(Data records)
____________

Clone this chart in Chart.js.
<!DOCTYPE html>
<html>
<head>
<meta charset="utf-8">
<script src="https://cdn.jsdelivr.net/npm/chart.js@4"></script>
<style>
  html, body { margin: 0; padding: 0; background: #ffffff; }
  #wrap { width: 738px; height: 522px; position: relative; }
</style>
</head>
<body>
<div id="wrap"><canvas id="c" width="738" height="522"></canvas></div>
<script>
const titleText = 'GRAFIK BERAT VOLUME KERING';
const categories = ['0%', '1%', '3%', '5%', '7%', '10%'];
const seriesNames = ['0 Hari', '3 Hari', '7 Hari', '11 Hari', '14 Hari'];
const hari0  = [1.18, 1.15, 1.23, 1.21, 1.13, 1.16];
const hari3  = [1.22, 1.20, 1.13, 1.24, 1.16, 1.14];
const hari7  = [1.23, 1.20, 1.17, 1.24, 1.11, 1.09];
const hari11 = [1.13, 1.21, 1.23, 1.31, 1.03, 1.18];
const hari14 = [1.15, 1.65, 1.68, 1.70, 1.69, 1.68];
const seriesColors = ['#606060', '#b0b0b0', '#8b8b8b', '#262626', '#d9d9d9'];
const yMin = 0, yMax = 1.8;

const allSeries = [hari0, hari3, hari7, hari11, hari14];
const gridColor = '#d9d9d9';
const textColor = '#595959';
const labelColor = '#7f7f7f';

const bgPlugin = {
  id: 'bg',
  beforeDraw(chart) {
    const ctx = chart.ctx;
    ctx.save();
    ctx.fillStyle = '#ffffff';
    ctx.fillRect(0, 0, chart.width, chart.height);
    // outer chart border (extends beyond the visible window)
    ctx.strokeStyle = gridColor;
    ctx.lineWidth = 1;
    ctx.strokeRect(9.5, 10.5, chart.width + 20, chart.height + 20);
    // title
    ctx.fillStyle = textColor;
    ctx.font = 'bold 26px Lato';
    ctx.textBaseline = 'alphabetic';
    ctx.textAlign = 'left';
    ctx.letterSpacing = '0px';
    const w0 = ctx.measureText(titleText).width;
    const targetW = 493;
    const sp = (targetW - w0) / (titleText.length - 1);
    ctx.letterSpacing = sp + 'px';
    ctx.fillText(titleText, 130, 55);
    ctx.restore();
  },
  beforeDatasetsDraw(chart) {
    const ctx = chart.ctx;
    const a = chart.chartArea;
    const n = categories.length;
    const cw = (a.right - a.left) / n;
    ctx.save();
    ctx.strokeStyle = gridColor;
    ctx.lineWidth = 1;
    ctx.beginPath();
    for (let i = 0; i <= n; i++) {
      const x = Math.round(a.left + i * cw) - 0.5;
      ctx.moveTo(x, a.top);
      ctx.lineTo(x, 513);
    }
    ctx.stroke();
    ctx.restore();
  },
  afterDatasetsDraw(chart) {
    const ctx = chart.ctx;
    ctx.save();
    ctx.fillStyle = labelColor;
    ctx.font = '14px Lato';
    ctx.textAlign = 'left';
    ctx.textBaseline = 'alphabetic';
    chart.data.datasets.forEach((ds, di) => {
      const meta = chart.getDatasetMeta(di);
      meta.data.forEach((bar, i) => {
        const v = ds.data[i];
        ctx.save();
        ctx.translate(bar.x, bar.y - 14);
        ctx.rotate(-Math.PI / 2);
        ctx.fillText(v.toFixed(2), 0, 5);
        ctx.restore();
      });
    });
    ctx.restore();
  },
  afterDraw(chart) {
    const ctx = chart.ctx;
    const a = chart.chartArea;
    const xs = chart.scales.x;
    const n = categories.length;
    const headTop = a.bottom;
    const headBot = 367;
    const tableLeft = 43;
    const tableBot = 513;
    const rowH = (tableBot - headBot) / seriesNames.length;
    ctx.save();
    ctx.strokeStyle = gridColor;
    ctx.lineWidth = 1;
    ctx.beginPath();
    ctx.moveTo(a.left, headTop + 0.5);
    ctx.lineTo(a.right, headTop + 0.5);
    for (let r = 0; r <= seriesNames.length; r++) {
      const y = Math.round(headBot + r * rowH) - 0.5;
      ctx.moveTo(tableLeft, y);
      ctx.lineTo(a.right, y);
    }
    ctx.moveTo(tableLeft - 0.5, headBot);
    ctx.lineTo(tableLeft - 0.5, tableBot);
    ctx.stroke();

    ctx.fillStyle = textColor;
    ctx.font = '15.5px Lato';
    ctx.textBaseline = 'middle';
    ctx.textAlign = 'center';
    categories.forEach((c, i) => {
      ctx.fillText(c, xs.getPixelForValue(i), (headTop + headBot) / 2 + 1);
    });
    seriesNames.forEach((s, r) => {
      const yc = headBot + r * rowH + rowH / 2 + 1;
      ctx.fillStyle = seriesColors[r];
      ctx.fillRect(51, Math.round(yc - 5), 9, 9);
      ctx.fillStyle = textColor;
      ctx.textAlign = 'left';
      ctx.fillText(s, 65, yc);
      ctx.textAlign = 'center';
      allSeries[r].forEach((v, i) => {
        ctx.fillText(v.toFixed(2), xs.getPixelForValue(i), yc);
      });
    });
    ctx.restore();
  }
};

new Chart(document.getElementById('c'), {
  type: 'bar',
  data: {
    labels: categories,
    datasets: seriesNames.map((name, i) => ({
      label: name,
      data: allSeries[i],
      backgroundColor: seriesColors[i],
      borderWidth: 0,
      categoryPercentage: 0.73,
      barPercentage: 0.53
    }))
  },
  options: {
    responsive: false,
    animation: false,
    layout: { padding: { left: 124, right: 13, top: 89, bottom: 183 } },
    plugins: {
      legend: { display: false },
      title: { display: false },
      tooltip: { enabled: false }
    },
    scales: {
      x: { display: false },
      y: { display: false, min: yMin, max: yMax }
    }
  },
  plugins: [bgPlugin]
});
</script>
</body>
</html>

____________

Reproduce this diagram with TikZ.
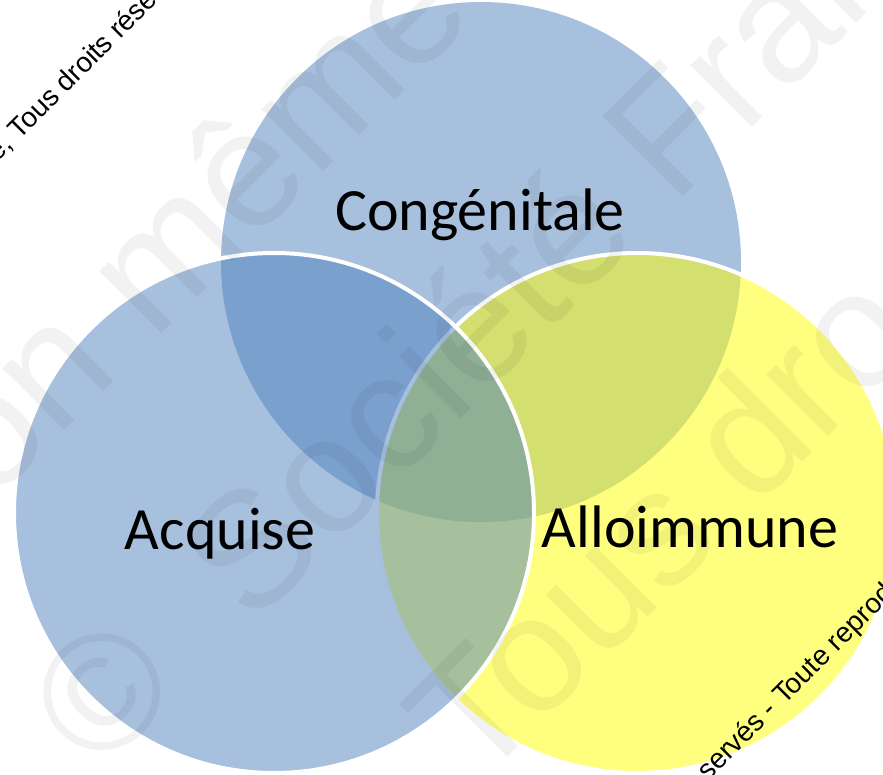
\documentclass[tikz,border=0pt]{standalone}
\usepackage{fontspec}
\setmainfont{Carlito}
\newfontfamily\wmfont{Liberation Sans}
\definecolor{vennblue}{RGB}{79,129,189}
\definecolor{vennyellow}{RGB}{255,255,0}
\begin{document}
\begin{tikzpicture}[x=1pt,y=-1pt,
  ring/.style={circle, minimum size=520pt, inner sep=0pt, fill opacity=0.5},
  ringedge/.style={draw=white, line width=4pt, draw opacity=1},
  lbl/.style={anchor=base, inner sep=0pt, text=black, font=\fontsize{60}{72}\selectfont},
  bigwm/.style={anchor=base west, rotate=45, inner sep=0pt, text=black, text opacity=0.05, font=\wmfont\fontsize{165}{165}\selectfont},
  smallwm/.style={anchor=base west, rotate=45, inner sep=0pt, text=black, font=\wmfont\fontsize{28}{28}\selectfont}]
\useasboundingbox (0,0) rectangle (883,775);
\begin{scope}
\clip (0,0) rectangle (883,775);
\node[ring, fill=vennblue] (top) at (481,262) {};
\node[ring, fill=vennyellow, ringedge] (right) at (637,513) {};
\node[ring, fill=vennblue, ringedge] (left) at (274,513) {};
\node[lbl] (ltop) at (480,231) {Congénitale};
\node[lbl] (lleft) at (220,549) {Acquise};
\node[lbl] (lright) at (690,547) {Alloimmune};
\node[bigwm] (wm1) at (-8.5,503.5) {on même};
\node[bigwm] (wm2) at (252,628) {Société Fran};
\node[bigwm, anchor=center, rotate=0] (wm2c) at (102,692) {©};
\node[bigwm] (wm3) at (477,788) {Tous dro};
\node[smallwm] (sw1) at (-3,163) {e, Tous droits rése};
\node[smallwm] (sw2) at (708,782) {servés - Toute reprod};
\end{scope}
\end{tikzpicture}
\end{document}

____________

_DIRECTIVE_
From the records above, quote only the lines running from the line with "Clone this chart in Chart.js." to the line with "const labelColor = '#7f7f7f';", both lines included.

_WRITTEN ANSWER_
Clone this chart in Chart.js.
<!DOCTYPE html>
<html>
<head>
<meta charset="utf-8">
<script src="https://cdn.jsdelivr.net/npm/chart.js@4"></script>
<style>
  html, body { margin: 0; padding: 0; background: #ffffff; }
  #wrap { width: 738px; height: 522px; position: relative; }
</style>
</head>
<body>
<div id="wrap"><canvas id="c" width="738" height="522"></canvas></div>
<script>
const titleText = 'GRAFIK BERAT VOLUME KERING';
const categories = ['0%', '1%', '3%', '5%', '7%', '10%'];
const seriesNames = ['0 Hari', '3 Hari', '7 Hari', '11 Hari', '14 Hari'];
const hari0  = [1.18, 1.15, 1.23, 1.21, 1.13, 1.16];
const hari3  = [1.22, 1.20, 1.13, 1.24, 1.16, 1.14];
const hari7  = [1.23, 1.20, 1.17, 1.24, 1.11, 1.09];
const hari11 = [1.13, 1.21, 1.23, 1.31, 1.03, 1.18];
const hari14 = [1.15, 1.65, 1.68, 1.70, 1.69, 1.68];
const seriesColors = ['#606060', '#b0b0b0', '#8b8b8b', '#262626', '#d9d9d9'];
const yMin = 0, yMax = 1.8;

const allSeries = [hari0, hari3, hari7, hari11, hari14];
const gridColor = '#d9d9d9';
const textColor = '#595959';
const labelColor = '#7f7f7f';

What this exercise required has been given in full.